UCLA Disney fans ooh’d and ahh’d in unison when the beloved characters of Simba, Timon and Scar came to life on an overhead projector at the hands of Rob Minkoff, the co-director of Disney’s The Lion King.
About 300 students showed up on Wednesday night for a Q&A session with Minkoff, organized by the Disney Club of UCLA. Minkoff answered students’ questions and shared the story of how he worked his way up from being a Disney intern and “inbetweener,” hand-drawing the frames between two images crafted by the main animators, to become the co-director of one of Disney’s most beloved movies. He also belted out his rendition of the opening theme song from the Lion King, much to the audience’s delight.

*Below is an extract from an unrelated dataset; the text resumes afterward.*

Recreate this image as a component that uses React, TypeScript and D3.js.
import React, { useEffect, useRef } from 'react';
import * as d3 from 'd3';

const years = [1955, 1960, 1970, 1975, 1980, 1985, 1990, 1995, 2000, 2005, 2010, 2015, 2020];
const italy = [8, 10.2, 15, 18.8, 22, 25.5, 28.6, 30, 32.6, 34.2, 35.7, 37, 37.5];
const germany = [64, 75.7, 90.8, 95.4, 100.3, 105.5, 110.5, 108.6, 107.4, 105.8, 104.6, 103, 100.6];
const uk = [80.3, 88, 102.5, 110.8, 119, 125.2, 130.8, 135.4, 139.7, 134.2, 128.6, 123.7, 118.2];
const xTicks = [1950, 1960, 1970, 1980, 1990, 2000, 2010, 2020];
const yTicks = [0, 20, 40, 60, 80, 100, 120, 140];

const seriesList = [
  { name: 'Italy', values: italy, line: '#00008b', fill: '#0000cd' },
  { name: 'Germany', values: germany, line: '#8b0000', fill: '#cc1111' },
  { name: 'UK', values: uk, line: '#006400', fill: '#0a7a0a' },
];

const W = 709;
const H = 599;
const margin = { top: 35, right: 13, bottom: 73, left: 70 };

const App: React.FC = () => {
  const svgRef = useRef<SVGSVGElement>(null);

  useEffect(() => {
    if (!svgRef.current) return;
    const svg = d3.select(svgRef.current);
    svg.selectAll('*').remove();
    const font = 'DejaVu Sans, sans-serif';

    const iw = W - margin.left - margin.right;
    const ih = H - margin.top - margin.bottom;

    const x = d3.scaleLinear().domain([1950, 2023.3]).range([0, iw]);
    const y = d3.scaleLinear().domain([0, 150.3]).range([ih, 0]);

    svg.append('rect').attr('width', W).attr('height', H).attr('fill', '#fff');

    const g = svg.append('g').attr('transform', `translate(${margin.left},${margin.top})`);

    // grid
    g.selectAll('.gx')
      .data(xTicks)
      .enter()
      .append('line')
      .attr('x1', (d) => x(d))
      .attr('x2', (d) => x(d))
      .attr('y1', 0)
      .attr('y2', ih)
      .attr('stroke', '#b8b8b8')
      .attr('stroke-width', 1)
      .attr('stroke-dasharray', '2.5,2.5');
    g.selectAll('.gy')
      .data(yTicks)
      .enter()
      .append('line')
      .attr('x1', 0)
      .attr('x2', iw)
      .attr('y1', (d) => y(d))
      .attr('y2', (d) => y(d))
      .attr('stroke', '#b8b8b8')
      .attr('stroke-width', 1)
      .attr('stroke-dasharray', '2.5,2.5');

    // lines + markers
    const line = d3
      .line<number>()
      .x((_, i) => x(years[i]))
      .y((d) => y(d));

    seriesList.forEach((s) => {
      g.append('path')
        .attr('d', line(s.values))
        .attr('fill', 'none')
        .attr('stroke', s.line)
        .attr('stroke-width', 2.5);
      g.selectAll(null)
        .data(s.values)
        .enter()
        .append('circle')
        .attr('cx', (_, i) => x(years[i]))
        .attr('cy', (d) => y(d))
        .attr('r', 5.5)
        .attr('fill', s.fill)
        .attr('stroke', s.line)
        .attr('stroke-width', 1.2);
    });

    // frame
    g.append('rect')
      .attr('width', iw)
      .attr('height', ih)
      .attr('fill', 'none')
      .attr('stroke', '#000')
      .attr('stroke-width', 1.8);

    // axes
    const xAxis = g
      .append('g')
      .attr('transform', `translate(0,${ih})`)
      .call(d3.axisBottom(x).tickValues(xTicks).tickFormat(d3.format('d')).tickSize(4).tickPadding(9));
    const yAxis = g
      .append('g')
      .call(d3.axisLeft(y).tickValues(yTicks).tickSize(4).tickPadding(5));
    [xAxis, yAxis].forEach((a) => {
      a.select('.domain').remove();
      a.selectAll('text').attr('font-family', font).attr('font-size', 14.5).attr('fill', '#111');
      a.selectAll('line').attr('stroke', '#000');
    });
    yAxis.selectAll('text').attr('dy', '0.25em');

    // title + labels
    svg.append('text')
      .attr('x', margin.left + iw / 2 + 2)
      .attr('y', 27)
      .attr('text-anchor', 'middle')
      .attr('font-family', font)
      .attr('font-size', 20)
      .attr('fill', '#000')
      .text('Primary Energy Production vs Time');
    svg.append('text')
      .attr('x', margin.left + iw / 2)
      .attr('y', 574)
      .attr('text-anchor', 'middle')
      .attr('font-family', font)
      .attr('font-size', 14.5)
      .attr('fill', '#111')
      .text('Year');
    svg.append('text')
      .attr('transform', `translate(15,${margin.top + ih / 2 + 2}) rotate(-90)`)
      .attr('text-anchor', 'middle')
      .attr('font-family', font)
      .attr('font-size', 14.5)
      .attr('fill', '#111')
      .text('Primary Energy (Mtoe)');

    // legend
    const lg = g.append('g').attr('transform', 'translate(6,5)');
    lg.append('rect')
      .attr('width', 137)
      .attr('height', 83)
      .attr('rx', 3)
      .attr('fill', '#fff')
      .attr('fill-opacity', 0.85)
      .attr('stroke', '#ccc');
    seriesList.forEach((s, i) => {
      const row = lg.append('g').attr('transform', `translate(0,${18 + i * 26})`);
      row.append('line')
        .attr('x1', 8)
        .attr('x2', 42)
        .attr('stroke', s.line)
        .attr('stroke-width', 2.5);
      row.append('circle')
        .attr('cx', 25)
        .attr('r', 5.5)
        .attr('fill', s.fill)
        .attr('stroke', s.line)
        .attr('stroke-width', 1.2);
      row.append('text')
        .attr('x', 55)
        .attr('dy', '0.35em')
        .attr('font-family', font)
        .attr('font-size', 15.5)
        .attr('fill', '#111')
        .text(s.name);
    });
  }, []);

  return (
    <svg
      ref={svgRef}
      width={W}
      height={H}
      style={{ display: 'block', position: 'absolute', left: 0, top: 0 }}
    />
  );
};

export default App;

Below, we share some of our favorite Lion King anecdotes of the night.
- Actor Jeremy Irons, who voices the character of Scar, not only got Minkoff to smoke cigarettes with him, but also recorded “Be Prepared” between puffs of a cigarette.

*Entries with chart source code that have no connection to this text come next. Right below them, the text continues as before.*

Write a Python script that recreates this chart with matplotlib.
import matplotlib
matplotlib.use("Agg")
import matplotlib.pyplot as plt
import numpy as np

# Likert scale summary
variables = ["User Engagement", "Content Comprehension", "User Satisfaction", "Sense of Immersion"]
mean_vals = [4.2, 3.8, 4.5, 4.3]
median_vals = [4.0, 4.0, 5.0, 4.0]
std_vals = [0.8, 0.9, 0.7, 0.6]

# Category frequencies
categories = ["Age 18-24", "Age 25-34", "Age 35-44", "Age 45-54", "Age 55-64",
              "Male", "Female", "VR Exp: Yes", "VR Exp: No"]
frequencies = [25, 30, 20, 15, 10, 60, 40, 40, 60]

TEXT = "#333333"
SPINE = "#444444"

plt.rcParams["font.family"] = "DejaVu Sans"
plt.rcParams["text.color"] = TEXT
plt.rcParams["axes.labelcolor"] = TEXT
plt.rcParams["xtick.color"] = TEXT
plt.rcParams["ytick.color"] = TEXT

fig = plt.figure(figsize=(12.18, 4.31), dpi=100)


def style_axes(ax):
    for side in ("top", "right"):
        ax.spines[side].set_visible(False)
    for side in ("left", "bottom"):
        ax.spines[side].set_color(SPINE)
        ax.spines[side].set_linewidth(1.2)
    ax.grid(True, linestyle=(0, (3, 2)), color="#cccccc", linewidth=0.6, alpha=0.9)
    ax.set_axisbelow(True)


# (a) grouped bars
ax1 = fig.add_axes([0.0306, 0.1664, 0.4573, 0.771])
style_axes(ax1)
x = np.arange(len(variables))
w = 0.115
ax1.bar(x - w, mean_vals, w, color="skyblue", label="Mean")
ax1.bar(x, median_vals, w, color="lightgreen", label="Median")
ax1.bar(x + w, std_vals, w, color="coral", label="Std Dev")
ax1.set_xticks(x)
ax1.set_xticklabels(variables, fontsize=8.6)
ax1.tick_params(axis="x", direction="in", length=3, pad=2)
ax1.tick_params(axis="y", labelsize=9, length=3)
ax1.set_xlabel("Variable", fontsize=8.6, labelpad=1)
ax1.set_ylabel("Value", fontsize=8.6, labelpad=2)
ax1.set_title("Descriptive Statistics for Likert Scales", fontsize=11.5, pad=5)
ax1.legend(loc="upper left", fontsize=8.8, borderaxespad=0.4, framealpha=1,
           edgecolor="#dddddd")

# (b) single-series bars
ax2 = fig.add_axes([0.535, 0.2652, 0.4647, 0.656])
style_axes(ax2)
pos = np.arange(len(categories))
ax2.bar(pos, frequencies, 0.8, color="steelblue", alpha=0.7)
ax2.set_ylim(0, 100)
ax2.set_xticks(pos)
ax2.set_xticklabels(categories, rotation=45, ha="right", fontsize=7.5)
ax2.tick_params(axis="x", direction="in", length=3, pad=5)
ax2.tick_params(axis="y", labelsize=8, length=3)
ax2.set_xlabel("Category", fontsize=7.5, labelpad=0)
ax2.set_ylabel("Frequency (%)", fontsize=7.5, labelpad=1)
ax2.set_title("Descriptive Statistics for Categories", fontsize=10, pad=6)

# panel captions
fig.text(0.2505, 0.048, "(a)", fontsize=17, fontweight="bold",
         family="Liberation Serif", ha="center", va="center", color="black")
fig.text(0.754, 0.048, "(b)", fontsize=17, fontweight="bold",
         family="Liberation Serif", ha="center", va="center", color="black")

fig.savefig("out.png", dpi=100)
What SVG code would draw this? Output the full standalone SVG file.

- During the meeting when the Lion King was pitched, a member of the committee said the Lion King was like King Lear. Someone sitting in the back of the room chimed in, “No, it’s Hamlet.” Michael Eisner, Disney’s then Chief Executive Officer, then yelled “That’s it! We’re going to make Hamlet with lions!”
- Every time Minkoff and his production team were not satisfied with the lyrics of “The Circle of Life,” they would get Tim Rice, who wrote the lyrics with Elton John, to tell Elton John that the team had changed the story (although they hadn’t) and the new story required a new song, just so that Elton John would rewrite the song. The team kept doing this until they were finally satisfied with the final product.

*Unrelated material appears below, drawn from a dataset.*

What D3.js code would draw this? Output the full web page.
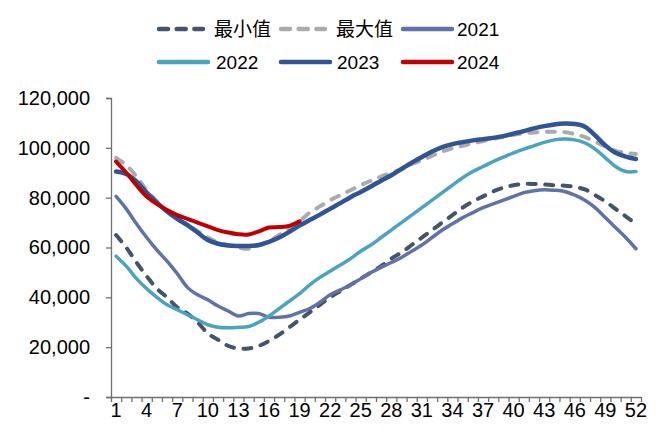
<!DOCTYPE html>
<html>
<head>
<meta charset="utf-8">
<script src="https://cdn.jsdelivr.net/npm/d3@7"></script>
<style>
  html, body { margin: 0; padding: 0; background: #fff; }
  svg { display: block; }
  text { font-family: Arial, "Liberation Sans", "Noto Sans CJK SC", sans-serif; fill: #000; }
</style>
</head>
<body>
<svg id="chart" width="668" height="445"></svg>
<script>
const weeks = d3.range(1, 53);
const xTickLabels = [1,4,7,10,13,16,19,22,25,28,31,34,37,40,43,46,49,52];
const yTicks = [0, 20000, 40000, 60000, 80000, 100000, 120000];

const minVals = [65000,60000,54000,48500,43500,40000,36000,33500,30000,25500,23000,20500,19500,19500,20500,22500,25000,28000,31000,34000,37000,40000,42500,45000,47500,50000,52500,55500,58000,61000,64000,67000,70000,73000,76000,78500,80500,82500,84000,85000,85500,85500,85300,85000,84800,84300,83300,81000,78500,75500,72500,69500];
const maxVals = [96000,93000,88500,83000,78500,74500,71500,69000,66500,64000,62000,61000,60000,59500,61000,62500,65000,67500,70500,74000,76500,79000,81000,83000,85000,86800,88500,90000,91500,93500,95000,96800,98500,99800,100800,101800,102700,103600,104400,105200,105800,106200,106400,106500,106300,105500,104300,102500,100500,98800,98000,97500];
const y2021 = [80500,75500,69500,64000,59000,54500,49500,44000,41000,39000,36500,34500,32500,33500,33500,32000,32000,32500,34000,35500,38000,41000,43000,45000,47500,50000,52000,54000,56000,58500,61000,64000,67000,69500,72000,74000,76000,77500,79000,80500,82000,82800,83200,83000,82500,81000,79000,76000,72000,68000,64000,59500];
const y2022 = [56500,52500,47500,43500,40000,37000,35000,33000,31000,29000,28000,27800,28000,28300,30000,32500,35500,38500,41500,45000,48000,50500,53000,55500,58500,61000,64000,67000,70000,73000,76000,79000,82000,85000,88000,90500,92500,94500,96300,98000,99500,100800,102200,103200,103500,103200,102000,99500,96000,92500,90500,90500];
const y2023 = [90500,89500,86500,82000,78000,74500,71500,69000,66000,63000,61500,60800,60600,60600,61000,62300,64000,66300,68800,71000,73200,75500,77800,80200,82300,84500,86800,89000,91500,94000,96300,98500,100300,101500,102300,103000,103500,104000,104700,105700,106700,107800,108700,109400,109800,109600,108500,105000,101000,98000,96500,95500];
const y2024 = [94500,90000,85000,80500,77500,75000,73000,71500,70000,68500,67000,66000,65300,65200,66500,68000,68200,68700,70500];

const seriesNames = ["最小值","最大值","2021","2022","2023","2024"];
const seriesData = [minVals, maxVals, y2021, y2022, y2023, y2024];
const seriesColors = ["#44546A","#ABABAB","#5F73A9","#4AA3BF","#2F5597","#C00000"];
const seriesDashed = [true, true, false, false, false, false];
const seriesWidths = [4, 4, 3.5, 3.5, 4.5, 4];

const svg = d3.select("#chart");
const mLeft = 111, mRight = 641, mTop = 98, mBottom = 397;

const x = d3.scaleBand().domain(weeks).range([mLeft, mRight]).padding(0);
const xEdge = d3.scaleLinear().domain([0.5, 52.5]).range([mLeft, mRight]);
const y = d3.scaleLinear().domain([0, 120000]).range([mBottom, mTop]);
const cx = w => x(w) + x.bandwidth() / 2;

// Y axis
const yAxis = d3.axisLeft(y).tickValues(yTicks).tickSizeOuter(0).tickSize(5)
  .tickFormat(d => d === 0 ? "-" : d3.format(",")(d));
const gy = svg.append("g").attr("transform", `translate(${mLeft},0)`).call(yAxis);
gy.select(".domain").attr("stroke", "#6f6f6f").attr("stroke-width", 1.3);
gy.selectAll(".tick line").attr("stroke", "#6f6f6f").attr("stroke-width", 1.3);
gy.selectAll(".tick text").attr("x", -21).style("font-size", "20px").attr("fill", "#000");

// X axis ticks at category edges
const xAxisTicks = d3.axisBottom(xEdge).tickValues(d3.range(0.5, 53, 1)).tickSize(5).tickSizeOuter(0).tickFormat("");
const gx = svg.append("g").attr("transform", `translate(0,${mBottom})`).call(xAxisTicks);
gx.select(".domain").attr("stroke", "#6f6f6f").attr("stroke-width", 1.3);
gx.selectAll(".tick line").attr("stroke", "#6f6f6f").attr("stroke-width", 1.3);

// X labels
const xAxisLabels = d3.axisBottom(x).tickValues(xTickLabels).tickSize(0).tickPadding(6);
const gxl = svg.append("g").attr("transform", `translate(0,${mBottom})`).call(xAxisLabels);
gxl.select(".domain").remove();
gxl.selectAll(".tick text").style("font-size", "20px").attr("fill", "#000");

// Lines
const line = d3.line()
  .x((d, i) => cx(weeks[i]))
  .y(d => y(d))
  .curve(d3.curveCatmullRom.alpha(0.5));

seriesData.forEach((data, i) => {
  svg.append("path")
    .datum(data)
    .attr("fill", "none")
    .attr("stroke", seriesColors[i])
    .attr("stroke-width", seriesWidths[i])
    .attr("stroke-linecap", "round")
    .attr("stroke-linejoin", "round")
    .attr("stroke-dasharray", seriesDashed[i] ? "8,9.5" : null)
    .attr("d", line);
});

// Legend
const legendItems = [
  {i: 0, lx: 157, tx: 214, ly: 29},
  {i: 1, lx: 279, tx: 336, ly: 29},
  {i: 2, lx: 401, tx: 457, ly: 29},
  {i: 3, lx: 157, tx: 216, ly: 62},
  {i: 4, lx: 279, tx: 337, ly: 62},
  {i: 5, lx: 401, tx: 457, ly: 62}
];
const lg = svg.append("g");
legendItems.forEach(it => {
  const k = it.i;
  lg.append("line")
    .attr("x1", it.lx + 2).attr("x2", it.lx + (seriesDashed[k] ? 46 : 51))
    .attr("y1", it.ly).attr("y2", it.ly)
    .attr("stroke", seriesColors[k])
    .attr("stroke-width", 4.5)
    .attr("stroke-linecap", "round")
    .attr("stroke-dasharray", seriesDashed[k] ? "9,8.7" : null);
  lg.append("text")
    .attr("x", it.tx).attr("y", it.ly)
    .attr("dominant-baseline", "central")
    .style("font-size", "19px")
    .text(seriesNames[k]);
});
</script>
</body>
</html>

- Whoopi Goldberg asked to be involved in the film when Elton John told her about the film during a meeting. The casting team decided to cast her as one of the hyenas.
- Disney brought real lions and lion cubs into the animation studio to help the animators with their drawings.
The highlight of the night was when Minkoff did quick sketches of characters from the Lion King, The Little Mermaid and the Great Mouse Detective on the overhead projector.
“It was so amazing watching little lines, then more and more lines turn into beautiful characters with emotions behind them,” said Phuong Mai, a third-year business economics student.
Krystella Tran, a third-year chemistry student, said she really enjoyed the panel because it gave her insight into the behind the scenes processes of a film she grew up watching over and over again. “I still can’t help but cry the moment Mufasa dies,” Tran said.